当時のこうした背景から、米国と台湾(中華民国)両国の思惑が一致し、1954年に米台両国間で締結された「米華相互防衛条約」に基づく軍事支援の一環として、米国が保有する偵察資産が台湾へ供与されることが決まりました。具体的には「U-2」偵察機を台湾空軍へ供与すると共に、メンテナンス・整備要員を派遣。作戦任務運用は台湾空軍が実施し、中国本土で偵察し獲得した情報は米国と共有する、というものです。

かくして1958年、台湾空軍第8航空大隊隷下に、名目上高高度“気象観測”を主任務とする第35中隊「空軍気象偵察研究組(班)」通称「黒猫中隊」が桃園空軍基地に創設されました。
当初マーティン社製 RB-57D「キャンベラ」を運用し、中国大陸・新疆ウイグル自治区ロプノールの核実験場へ高高度偵察任務を行っていたものの、片道約2,700km行程という長距離飛行任務遂行を遂行する上で、同機の能力不足が問題視されたため、対策として直ちにU-2の供与が決定しました。
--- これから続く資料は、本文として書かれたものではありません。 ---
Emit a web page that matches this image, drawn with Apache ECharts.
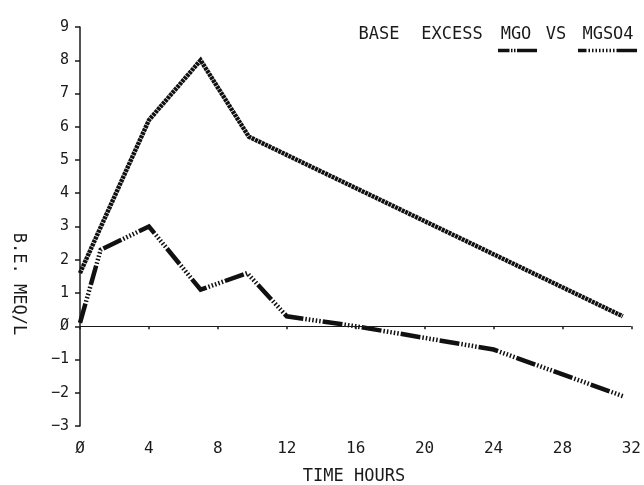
<!DOCTYPE html>
<html>
<head>
<meta charset="utf-8">
<script src="https://cdn.jsdelivr.net/npm/echarts@6/dist/echarts.min.js"></script>
<style>
html,body{margin:0;padding:0;background:#fff;}
#chart{width:644px;height:485px;}
</style>
</head>
<body>
<div id="chart"></div>
<script>
// Data
const mgoHours   = [0, 4, 7, 9.8, 31.5];
const mgoValues  = [1.6, 6.2, 8.0, 5.7, 0.3];
const mgso4Hours  = [0, 1.2, 4, 7, 9.7, 12, 16, 20, 24, 31.5];
const mgso4Values = [0.1, 2.3, 3.0, 1.1, 1.6, 0.3, 0.0, -0.35, -0.7, -2.1];
const xTicks = [0, 4, 8, 12, 16, 20, 24, 28, 32];
const yTicks = [-3, -2, -1, 0, 1, 2, 3, 4, 5, 6, 7, 8, 9];
const titleWords = ['BASE', 'EXCESS', 'MGO', 'VS', 'MGSO4'];
const xName = 'TIME HOURS';
const yName = 'B.E. MEQ/L';

const FONT = '"DejaVu Sans Mono", "Liberation Mono", monospace';
const INK = '#1a1a1a';

function pairs(xs, ys) { return xs.map((x, i) => [x, ys[i]]); }
function fmt(v) {
  if (v === 0) return '\u00D8';
  if (v < 0) return '\u2212' + Math.abs(v);
  return String(v);
}

const chart = echarts.init(document.getElementById('chart'), null, {renderer: 'canvas'});

const wordCenters = [379, 452, 516, 556, 608];

chart.setOption({
  animation: false,
  backgroundColor: '#fff',
  grid: {left: 80, right: 11, top: 27, bottom: 59, containLabel: false},
  xAxis: {
    type: 'value',
    min: xTicks[0], max: xTicks[xTicks.length - 1], interval: 4,
    axisLine: {show: false},
    axisTick: {show: true, length: 3, lineStyle: {color: INK, width: 1.5}},
    axisLabel: {fontFamily: FONT, fontSize: 16, color: INK, margin: 15, formatter: fmt},
    splitLine: {show: false}
  },
  yAxis: {
    type: 'value',
    min: yTicks[0], max: yTicks[yTicks.length - 1], interval: 1,
    axisLine: {show: true, onZero: false, lineStyle: {color: INK, width: 1.5}},
    axisTick: {show: true, length: 5, lineStyle: {color: INK, width: 1.5}},
    axisLabel: {fontFamily: FONT, fontSize: 15, color: INK, margin: 11, formatter: fmt},
    splitLine: {show: false}
  },
  series: [
    {
      name: 'MGO', type: 'line', data: pairs(mgoHours, mgoValues),
      showSymbol: false, symbol: 'none', silent: true,
      lineStyle: {color: '#111', width: 4.5, type: [3, 0.7], cap: 'butt', join: 'miter'},
      markLine: {
        silent: true, symbol: 'none', label: {show: false},
        lineStyle: {color: INK, width: 1.2, type: 'solid'},
        data: [{yAxis: 0}]
      },
      z: 3
    },
    {
      name: 'MGSO4', type: 'line', data: pairs(mgso4Hours, mgso4Values),
      showSymbol: false, symbol: 'none', silent: true,
      lineStyle: {color: '#111', width: 4.5, type: [20, 2, 1.5, 2, 1.5, 2, 1.5, 2, 1.5, 2, 1.5, 2], cap: 'butt', join: 'miter'},
      z: 3
    }
  ],
  graphic: [
    ...titleWords.map((w, i) => ({
      type: 'text', x: wordCenters[i], y: 35,
      style: {text: w, font: '17px ' + FONT, fill: INK, align: 'center', verticalAlign: 'middle'}
    })),
    // legend samples
    {type: 'line', shape: {x1: 498, y1: 50.5, x2: 508, y2: 50.5}, style: {stroke: '#111', lineWidth: 3.5}},
    {type: 'line', shape: {x1: 508, y1: 50.5, x2: 518, y2: 50.5}, style: {stroke: '#111', lineWidth: 3.5, lineDash: [1.5, 1.5]}},
    {type: 'line', shape: {x1: 518, y1: 50.5, x2: 537, y2: 50.5}, style: {stroke: '#111', lineWidth: 3.5}},
    {type: 'line', shape: {x1: 578, y1: 50.5, x2: 585, y2: 50.5}, style: {stroke: '#111', lineWidth: 3.5}},
    {type: 'line', shape: {x1: 585, y1: 50.5, x2: 617, y2: 50.5}, style: {stroke: '#111', lineWidth: 3.5, lineDash: [1.5, 2]}},
    {type: 'line', shape: {x1: 617, y1: 50.5, x2: 637, y2: 50.5}, style: {stroke: '#111', lineWidth: 3.5}},
    {
      type: 'text', x: 354, y: 477,
      style: {text: xName, font: '17px ' + FONT, fill: INK, align: 'center', verticalAlign: 'middle'}
    },
    {
      type: 'text', x: 18, y: 284, rotation: -Math.PI / 2,
      style: {text: yName, font: '17px ' + FONT, fill: INK, align: 'center', verticalAlign: 'middle'}
    }
  ]
});
</script>
</body>
</html>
U-2搭乗のため、台湾空軍内の飛行時間1000時間を越えるパイロットが選抜され、米本土の空軍基地で同機の完熟訓練を受けました。1960年7月、2機のU-2が台湾空軍桃園基地に進駐。併せて「分遣隊H」と呼称される、同機のメンテナンス・整備支援部隊が米国から派遣されました(※要員は、表向きロッキード社の民間従業員とされていた)そして1962年1月よりU-2による作戦任務運用が開始され、ロプノールの核実験場や、甘粛省の弾道ミサイル実験場への偵察飛行を行うようになりました。
黒猫中隊の運用するU-2機体外観は、米空軍機と同様に全面ダークブルーないしブラックで塗装されていましたが、胴体左右側面には台湾空軍国籍マーク「青天白日」が施されていました。

台湾空軍の「青天白日」国籍マーク(Wikipediaより)

なお「黒猫中隊」命名の由来は・・・

U-2の黒い機体と、暗闇の中を高高度偵察飛行する任務特性が”忍び歩く黒猫”を想起させる点、それと隊員達が行きつけにしていた桃園基地付近の店舗が「黒猫(Black Cat)」の名を冠していた事による、とされています。